Siguió una guerra corta, de setenta y cuatro días. Pocas cosas se detuvieron en el país por ese conflicto. La selección de fútbol viajó al Mundial de España y debutó el 13 de junio con un partido en el que perdió contra Bélgica. Al día siguiente, la guerra terminó. El teniente coronel Galtieri anunció la rendición de esta manera: «Nuestros soldados lucharon con esfuerzo supremo por la dignidad de la nación. Los que cayeron están vivos para siempre en el corazón y la historia grande de los argentinos [...]. Tenemos nuestros héroes. Hombres de carne y hueso del presente. Nombres que serán esculpidos por nosotros y las generaciones venideras.» Seiscientos cuarenta y nueve soldados y oficiales argentinos murieron en combate. El nombre de más de cien de ellos demoró treinta y cinco años en ser esculpido. No en la historia grande sino en una lápida.
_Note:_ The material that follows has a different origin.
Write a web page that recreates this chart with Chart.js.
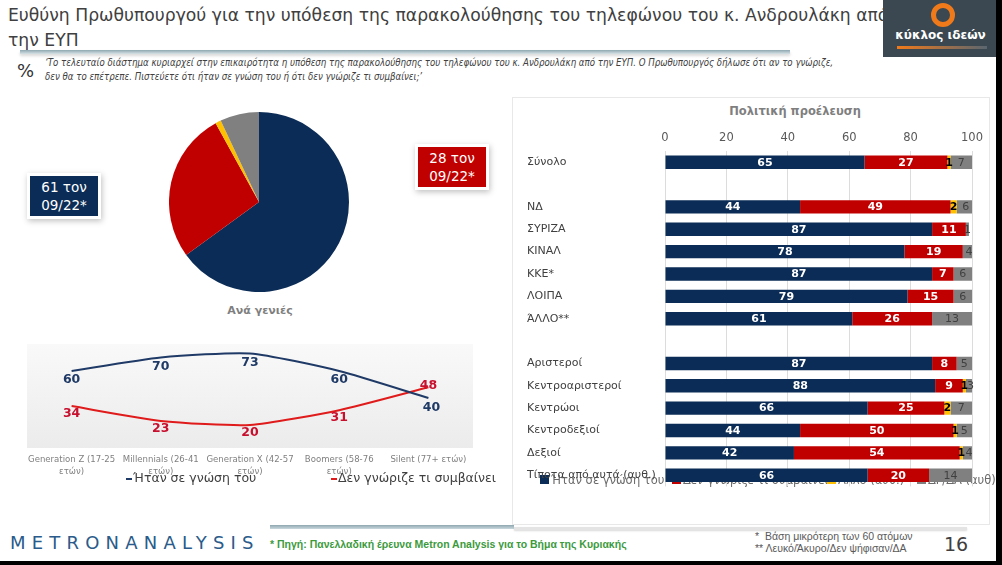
<!DOCTYPE html>
<html>
<head>
<meta charset="utf-8">
<script src="https://cdn.jsdelivr.net/npm/chart.js@4.4.1/dist/chart.umd.min.js"></script>
<style>
  body { margin: 0; width: 1002px; height: 565px; background: #fff; position: relative; overflow: hidden; font-family: "DejaVu Sans", sans-serif; }
  .abs { position: absolute; }
  .title { left: 8px; top: 3px; font-size: 17.2px; line-height: 24.5px; color: #404040; white-space: nowrap; }
  .rule { left: 20px; top: 50px; width: 770px; height: 4px; background: linear-gradient(#8fa7b0, #d6e2e6); box-shadow: 0 2px 3px rgba(0,0,0,.15); }
  .pct { left: 17px; top: 60px; font-size: 18px; color: #333; }
  .question { left: 45px; top: 56px; font-family: "DejaVu Sans Condensed", sans-serif; font-style: italic; font-size: 9.6px; line-height: 14px; color: #404040; white-space: nowrap; }
  .logo { left: 883px; top: 0; width: 115px; height: 57px; background: #3b4852; }
  .ring { left: 48px; top: 3px; width: 14px; height: 14px; border: 5px solid #f07a1a; border-radius: 50%; }
  .logotext { left: 0; width: 115px; top: 28px; text-align: center; color: #fff; font-weight: bold; font-size: 12px; }
  .logoline { left: 14px; top: 46px; width: 90px; height: 3px; background: linear-gradient(90deg, #f07a1a, #5a6670); }
  .box { width: 68px; height: 40px; color: #fff; font-size: 13.5px; line-height: 18px; text-align: center; padding-top: 2px; box-sizing: border-box; outline: 3px solid #fff; box-shadow: 1px 2px 6px 3px rgba(0,0,0,.25); }
  .sub { left: 160px; top: 304px; width: 200px; text-align: center; font-size: 11px; font-weight: bold; color: #7f7f7f; }
  .panel { left: 512px; top: 97px; width: 478px; height: 428px; border: 1px solid #e8e8e8; box-sizing: border-box; }
  .ptitle { left: 700px; top: 104px; width: 190px; text-align: center; font-size: 11.5px; font-weight: bold; color: #7f7f7f; }
  .leg { font-size: 11.5px; color: #6a6a6a; white-space: nowrap; }
  .sq { display: inline-block; width: 9px; height: 9px; margin-right: 2px; }
  .lleg { font-size: 12.5px; color: #404040; white-space: nowrap; }
  .dash { display: inline-block; width: 6px; height: 2px; vertical-align: middle; margin-right: 1px; }
  .metron { left: 10px; top: 532px; font-size: 18px; letter-spacing: 6.2px; color: #2a5b8a; }
  .source { left: 270px; top: 538px; font-family: "Liberation Sans Narrow", sans-serif; font-weight: bold; font-size: 10.5px; color: #3c9a3c; white-space: nowrap; }
  .notes { left: 755px; top: 531px; font-family: "Liberation Sans Narrow", sans-serif; font-size: 10.5px; line-height: 11.5px; color: #595959; white-space: nowrap; }
  .page { left: 944px; top: 533px; font-size: 19px; color: #404040; }
  .frule1 { left: 270px; top: 525px; width: 244px; height: 4px; background: linear-gradient(#8fa7b0, #c9d8dd); }
  .frule2 { left: 514px; top: 527px; width: 453px; height: 3px; background: #e4e4e4; box-shadow: 0 1px 2px rgba(0,0,0,.15); }
  canvas { position: absolute; }
</style>
</head>
<body>
<div class="abs title">Ευθύνη Πρωθυπουργού για την υπόθεση της παρακολούθησης του τηλεφώνου του κ. Ανδρουλάκη από<br>την ΕΥΠ</div>
<div class="abs rule"></div>
<div class="abs pct">%</div>
<div class="abs question">‘Το τελευταίο διάστημα κυριαρχεί στην επικαιρότητα η υπόθεση της παρακολούθησης του τηλεφώνου του κ. Ανδρουλάκη από την ΕΥΠ. Ο Πρωθυπουργός δήλωσε ότι αν το γνώριζε,<br>δεν θα το επέτρεπε. Πιστεύετε ότι ήταν σε γνώση του ή ότι δεν γνώριζε τι συμβαίνει;’</div>
<div class="abs logo">
  <div class="abs ring"></div>
  <div class="abs logotext">κύκλος ιδεών</div>
  <div class="abs logoline"></div>
</div>

<canvas id="pie" width="180" height="180" style="left:169px; top:112px;"></canvas>
<div class="abs box" style="left:30px; top:176px; background:#0b2c56;">61 τον<br>09/22*</div>
<div class="abs box" style="left:418px; top:147px; background:#c00000;">28 τον<br>09/22*</div>
<div class="abs sub">Ανά γενιές</div>

<canvas id="line" width="500" height="150" style="left:0; top:330px;"></canvas>
<div class="abs lleg" style="left:126px; top:470px;"><span class="dash" style="background:#1f3a66"></span>Ήταν σε γνώση του</div>
<div class="abs lleg" style="left:331px; top:470px;"><span class="dash" style="background:#e01b1b"></span>Δεν γνώριζε τι συμβαίνει</div>

<div class="abs panel"></div>
<div class="abs ptitle">Πολιτική προέλευση</div>
<div class="abs leg" style="left:540px; top:473px;"><span class="sq" style="background:#0b2c56"></span>Ήταν σε γνώση του</div>
<div class="abs leg" style="left:672px; top:473px;"><span class="sq" style="background:#c00000"></span>Δεν γνώριζε τι συμβαίνει</div>
<div class="abs leg" style="left:827px; top:473px;"><span class="sq" style="background:#ffc000"></span>Άλλο (αυθ.)</div>
<div class="abs leg" style="left:917px; top:473px;"><span class="sq" style="background:#808080"></span>ΔΓ/ΔΑ (αυθ)</div>
<canvas id="bars" width="475" height="396" style="left:515px; top:100px; z-index:2;"></canvas>

<div class="abs frule1"></div>
<div class="abs frule2"></div>
<div class="abs metron">METRONANALYSIS</div>
<div class="abs source">* Πηγή: Πανελλαδική έρευνα Metron Analysis για το Βήμα της Κυριακής</div>
<div class="abs notes">*&nbsp; Βάση μικρότερη των 60 ατόμων<br>** Λευκό/Άκυρο/Δεν ψήφισαν/ΔΑ</div>
<div class="abs page">16</div>
<div class="abs" style="left:996px; top:0; width:6px; height:565px; background:#000;"></div>
<div class="abs" style="left:0; top:561px; width:1002px; height:4px; background:#000;"></div>

<script>
// ---- data ----
const answerLabels = ['Ήταν σε γνώση του', 'Δεν γνώριζε τι συμβαίνει', 'Άλλο (αυθ.)', 'ΔΓ/ΔΑ (αυθ)'];
const totalValues = [65, 27, 1, 7];

const generations = [
  ['Generation Z (17-25', 'ετών)'],
  ['Millennials (26-41', 'ετών)'],
  ['Generation X (42-57', 'ετών)'],
  ['Boomers (58-76', 'ετών)'],
  'Silent (77+ ετών)'
];
const knewByGen = [60, 70, 73, 60, 40];
const didntKnowByGen = [34, 23, 20, 31, 48];

const groups = ['Σύνολο', '', 'ΝΔ', 'ΣΥΡΙΖΑ', 'ΚΙΝΑΛ', 'ΚΚΕ*', 'ΛΟΙΠΑ', 'ΆΛΛΟ**', '',
  'Αριστεροί', 'Κεντροαριστεροί', 'Κεντρώοι', 'Κεντροδεξιοί', 'Δεξιοί', 'Τίποτα από αυτά (αυθ.)'];
const knewByGroup =      [65, null, 44, 87, 78, 87, 79, 61, null, 87, 88, 66, 44, 42, 66];
const didntKnowByGroup = [27, null, 49, 11, 19,  7, 15, 26, null,  8,  9, 25, 50, 54, 20];
const otherByGroup =     [ 1, null,  2,  0,  0,  0,  0,  0, null,  0,  1,  2,  1,  1,  0];
const dkByGroup =        [ 7, null,  6,  1,  4,  6,  6, 13, null,  5,  3,  7,  5,  4, 14];
const percentTicks = [0, 20, 40, 60, 80, 100];

const NAVY = '#0b2c56', RED = '#c00000', YELLOW = '#ffc000', GREY = '#808080';
Chart.defaults.font.family = '"DejaVu Sans", sans-serif';
Chart.defaults.animation = false;

// ---- pie ----
new Chart(document.getElementById('pie'), {
  type: 'pie',
  data: { labels: answerLabels, datasets: [{ data: totalValues, backgroundColor: [NAVY, RED, YELLOW, GREY], borderWidth: 0 }] },
  options: { responsive: false, plugins: { legend: { display: false }, tooltip: { enabled: false } } }
});

// ---- line chart by generation ----
const plotBg = {
  id: 'plotBg',
  beforeDraw(chart) {
    const a = chart.chartArea, ctx = chart.ctx;
    const g = ctx.createLinearGradient(0, a.top, 0, a.bottom);
    g.addColorStop(0, '#f9f9f9');
    g.addColorStop(1, '#ebebeb');
    ctx.save();
    ctx.fillStyle = g;
    ctx.fillRect(a.left, a.top, a.right - a.left, a.bottom - a.top - 4);
    ctx.restore();
  }
};
const lineLabels = {
  id: 'lineLabels',
  afterDatasetsDraw(chart) {
    const ctx = chart.ctx;
    ctx.save();
    ctx.font = 'bold 12.5px "DejaVu Sans"';
    ctx.textAlign = 'center';
    ctx.textBaseline = 'middle';
    chart.data.datasets.forEach((ds, i) => {
      const meta = chart.getDatasetMeta(i);
      ctx.fillStyle = i === 0 ? '#1f3a66' : '#c8102e';
      meta.data.forEach((pt, j) => {
        let dy = i === 0 ? 9 : 8, dx = 0;
        if (i === 1 && j === ds.data.length - 1) dy = -1;
        if (i === 0 && j === ds.data.length - 1) { dx = 3; dy = 10; }
        ctx.fillText(ds.data[j], pt.x + dx, pt.y + dy);
      });
    });
    ctx.restore();
  }
};
new Chart(document.getElementById('line'), {
  type: 'line',
  data: {
    labels: generations,
    datasets: [
      { label: 'Ήταν σε γνώση του', data: knewByGen, borderColor: '#1f3a66', borderWidth: 2, pointRadius: 0, tension: 0.2 },
      { label: 'Δεν γνώριζε τι συμβαίνει', data: didntKnowByGen, borderColor: '#e01b1b', borderWidth: 2, pointRadius: 0, tension: 0.2 }
    ]
  },
  options: {
    responsive: false,
    layout: { padding: { left: 27, right: 27, top: 14, bottom: 0 } },
    plugins: { legend: { display: false }, tooltip: { enabled: false } },
    scales: {
      y: { display: false, min: 0, max: 80 },
      x: {
        offset: true,
        grid: { display: false },
        border: { display: false },
        ticks: { color: '#7f7f7f', font: { size: 9.5, family: '"DejaVu Sans Condensed"' }, padding: -6, maxRotation: 0, autoSkip: false },
        afterFit(scale) { scale.height = 28; }
      }
    }
  },
  plugins: [plotBg, lineLabels]
});

// ---- stacked bars by political origin ----
const labelStyles = [
  { color: '#fff', font: 'bold 11px "DejaVu Sans"' },
  { color: '#fff', font: 'bold 11px "DejaVu Sans"' },
  { color: '#000', font: 'bold 11px "DejaVu Sans"' },
  { color: '#404040', font: '11px "DejaVu Sans"' }
];
const barLabels = {
  id: 'barLabels',
  afterDatasetsDraw(chart) {
    const ctx = chart.ctx;
    ctx.save();
    ctx.textAlign = 'center';
    ctx.textBaseline = 'middle';
    chart.data.datasets.forEach((ds, i) => {
      const meta = chart.getDatasetMeta(i);
      ctx.fillStyle = labelStyles[i].color;
      ctx.font = labelStyles[i].font;
      meta.data.forEach((bar, j) => {
        const v = ds.data[j];
        if (!v) return;
        const c = bar.getCenterPoint();
        ctx.fillText(v, c.x, c.y + 0.5);
      });
    });
    ctx.restore();
  }
};
new Chart(document.getElementById('bars'), {
  type: 'bar',
  data: {
    labels: groups,
    datasets: [
      { label: answerLabels[0], data: knewByGroup, backgroundColor: NAVY },
      { label: answerLabels[1], data: didntKnowByGroup, backgroundColor: RED },
      { label: answerLabels[2], data: otherByGroup, backgroundColor: YELLOW },
      { label: answerLabels[3], data: dkByGroup, backgroundColor: GREY }
    ]
  },
  options: {
    responsive: false,
    indexAxis: 'y',
    layout: { padding: { left: 12, right: 18, top: 0, bottom: 5 } },
    datasets: { bar: { categoryPercentage: 1, barPercentage: 0.6, borderWidth: 0 } },
    plugins: { legend: { display: false }, tooltip: { enabled: false } },
    scales: {
      x: {
        stacked: true, position: 'top', min: 0, max: 100,
        afterBuildTicks(scale) { scale.ticks = percentTicks.map(v => ({ value: v })); },
        grid: { color: '#dcdcdc', drawTicks: false },
        border: { display: false },
        ticks: { color: '#595959', font: { size: 11.5 }, padding: 6 },
        afterFit(scale) { scale.height = 51; }
      },
      y: {
        stacked: true,
        grid: { display: false },
        border: { display: false },
        ticks: { color: '#404040', font: { size: 11 }, crossAlign: 'far', autoSkip: false },
        afterFit(scale) { scale.width = 138; }
      }
    }
  },
  plugins: [barLabels]
});
</script>
</body>
</html>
Con esta camisa iba a bailar.
Estas son las cartas que nos mandó desde las islas.
Esta es la cadenita que le regaló la novia, el anillo de casado, el reloj, el carnet de la Armada, las fotos de la dentadura y del ataúd y de la fosa que están en el informe que nos entregaron los forenses.
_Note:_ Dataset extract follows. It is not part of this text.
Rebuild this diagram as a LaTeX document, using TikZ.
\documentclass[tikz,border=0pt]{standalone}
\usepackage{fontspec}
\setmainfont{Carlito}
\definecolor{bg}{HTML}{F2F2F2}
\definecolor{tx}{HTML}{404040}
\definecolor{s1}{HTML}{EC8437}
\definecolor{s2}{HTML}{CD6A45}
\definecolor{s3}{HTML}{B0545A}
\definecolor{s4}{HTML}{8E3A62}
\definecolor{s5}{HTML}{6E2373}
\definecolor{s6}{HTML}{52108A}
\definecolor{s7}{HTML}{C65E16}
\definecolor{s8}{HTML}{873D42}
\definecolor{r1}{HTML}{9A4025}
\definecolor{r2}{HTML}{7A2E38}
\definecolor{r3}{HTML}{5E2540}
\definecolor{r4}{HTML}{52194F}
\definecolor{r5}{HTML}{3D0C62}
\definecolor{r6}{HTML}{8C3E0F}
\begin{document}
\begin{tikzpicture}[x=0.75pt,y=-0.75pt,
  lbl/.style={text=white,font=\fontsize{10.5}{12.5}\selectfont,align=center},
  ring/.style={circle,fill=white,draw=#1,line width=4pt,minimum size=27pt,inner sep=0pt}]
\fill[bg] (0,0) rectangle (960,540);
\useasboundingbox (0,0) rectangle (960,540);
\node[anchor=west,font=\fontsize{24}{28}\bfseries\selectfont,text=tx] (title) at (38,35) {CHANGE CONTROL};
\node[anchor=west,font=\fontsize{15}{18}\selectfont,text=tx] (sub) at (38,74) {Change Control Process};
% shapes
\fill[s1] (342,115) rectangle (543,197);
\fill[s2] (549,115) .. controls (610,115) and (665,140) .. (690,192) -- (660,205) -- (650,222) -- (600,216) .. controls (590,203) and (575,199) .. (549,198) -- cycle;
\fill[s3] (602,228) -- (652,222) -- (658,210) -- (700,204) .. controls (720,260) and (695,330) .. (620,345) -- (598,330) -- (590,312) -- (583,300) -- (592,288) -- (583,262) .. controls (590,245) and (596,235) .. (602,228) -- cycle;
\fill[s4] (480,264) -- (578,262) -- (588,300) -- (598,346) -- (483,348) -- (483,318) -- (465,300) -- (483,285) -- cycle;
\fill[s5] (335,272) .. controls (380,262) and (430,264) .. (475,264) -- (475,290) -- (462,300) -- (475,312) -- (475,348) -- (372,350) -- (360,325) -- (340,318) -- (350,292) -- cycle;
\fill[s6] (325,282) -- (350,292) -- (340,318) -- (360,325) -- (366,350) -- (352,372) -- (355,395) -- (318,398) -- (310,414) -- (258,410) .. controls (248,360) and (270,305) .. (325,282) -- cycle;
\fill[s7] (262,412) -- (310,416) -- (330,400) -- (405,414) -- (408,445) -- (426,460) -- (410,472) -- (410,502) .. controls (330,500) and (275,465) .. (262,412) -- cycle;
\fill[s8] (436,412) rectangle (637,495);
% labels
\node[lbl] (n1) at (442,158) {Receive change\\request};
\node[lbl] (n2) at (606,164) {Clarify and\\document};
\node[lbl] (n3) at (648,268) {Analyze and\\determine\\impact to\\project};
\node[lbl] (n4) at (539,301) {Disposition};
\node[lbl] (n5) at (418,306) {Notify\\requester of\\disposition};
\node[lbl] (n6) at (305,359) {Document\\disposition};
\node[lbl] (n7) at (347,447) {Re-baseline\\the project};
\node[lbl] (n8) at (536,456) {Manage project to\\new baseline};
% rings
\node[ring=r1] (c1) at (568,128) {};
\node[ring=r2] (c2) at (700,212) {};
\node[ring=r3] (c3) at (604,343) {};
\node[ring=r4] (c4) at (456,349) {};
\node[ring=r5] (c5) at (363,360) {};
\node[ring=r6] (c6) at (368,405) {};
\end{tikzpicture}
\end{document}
Al terminar la guerra, miles de soldados regresaron a sus casas, pero, salvo excepciones, el Estado no notificó oficialmente la muerte de quienes no volvieron. Día tras día, semana tras semana, cientos de familiares recorrieron los cuarteles buscando al muerto vivo, al despedido al pie de un autobús semanas antes. Apostados al otro lado de los muros gritaban: «¿¡Alguien sabe dónde está Andrés Folch?!», «¿Julio Cao, dónde está Julio Cao?», «¡¡Araujo, soldado Araujo!!».
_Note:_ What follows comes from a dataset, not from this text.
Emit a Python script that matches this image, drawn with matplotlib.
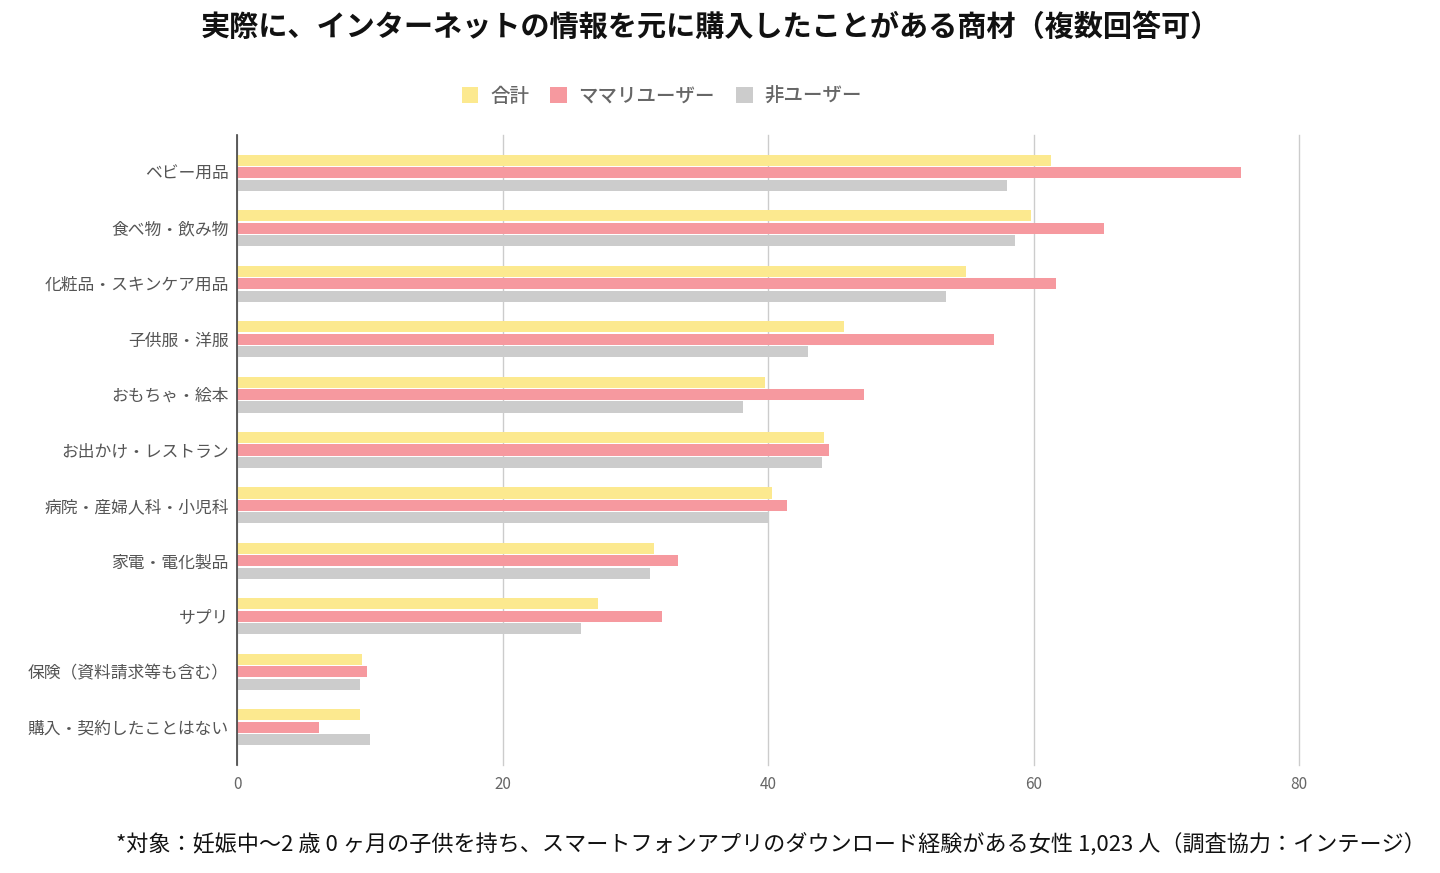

Entretanto, el ejército inglés, que había sufrido 255 bajas, envió a las islas a un oficial de treinta y dos años llamado Geoffrey Cardozo con el fin de ayudar a su tropa en la posguerra. Cardozo encontró un panorama inesperado: los cuerpos de los combatientes argentinos seguían esparcidos en el campo de batalla. Lo comunicó a sus superiores y, en noviembre de 1982, el gobierno británico presentó una nota a la junta militar argentina preguntando qué hacer. Según sostiene el historiador Federico Lorenz en el texto «El cementerio de guerra argentino en Malvinas», «El gobierno militar respondió [...] autorizando el entierro de sus soldados caídos, pero “reservándose el derecho de decidir, cuando sea adecuado, acerca del traslado de los restos [...] desde esa parte de su territorio al continente”. Las idas y vueltas se debieron a que las consultas oficiales británicas incluían la palabra “repatriación”, algo inadmisible para la Argentina en tanto considera a las islas parte de su territorio». Así fue como el destino de cientos de cadáveres quedó reducido a un asunto semántico: no se repatria lo que está en el suelo propio.
Geoffrey Cardozo recibió la orden de armar un cementerio. Encontró un lugar en el istmo de Darwin. Ejerciendo un oficio fúnebre para el que no tenía entrenamiento, recogió cadáveres insepultos, exhumó los sepultados, revisó uniformes buscando documentos, carnets, placas identificatorias: los rastros de la identidad esquiva. Logró reunir doscientos treinta cuerpos pero ciento veintidós de ellos –restos mudos, sin placas ni documentación– quedaron sin identificar. Los trasladó, a todos, al cementerio. Los envolvió en tres bolsas y, en la última, escribió con tinta indeleble el nombre del sitio donde habían sido encontrados. En las cruces de quienes no tenían nombre hizo grabar una leyenda: «Soldado argentino solo conocido por Dios.» Elaboró un informe minucioso y lo remitió a su gobierno que, a su vez, lo remitió a la Cruz Roja que, a su vez, lo remitió al gobierno argentino. El cementerio se inauguró el 19 de febrero de 1983. Luego, Cardozo volvió a Inglaterra. No regresó a las islas pero jamás dejó de pensar en ellas.
Yo supe cómo había muerto mi hermano veinticinco años después de la guerra.
Yo pensé que ese cementerio estaba vacío. A mí me habían dicho que estaban en una fosa común.
Yo siempre creí que él iba a volver.
¿Cómo nadie nos dijo nada del trabajo que había hecho Cardozo?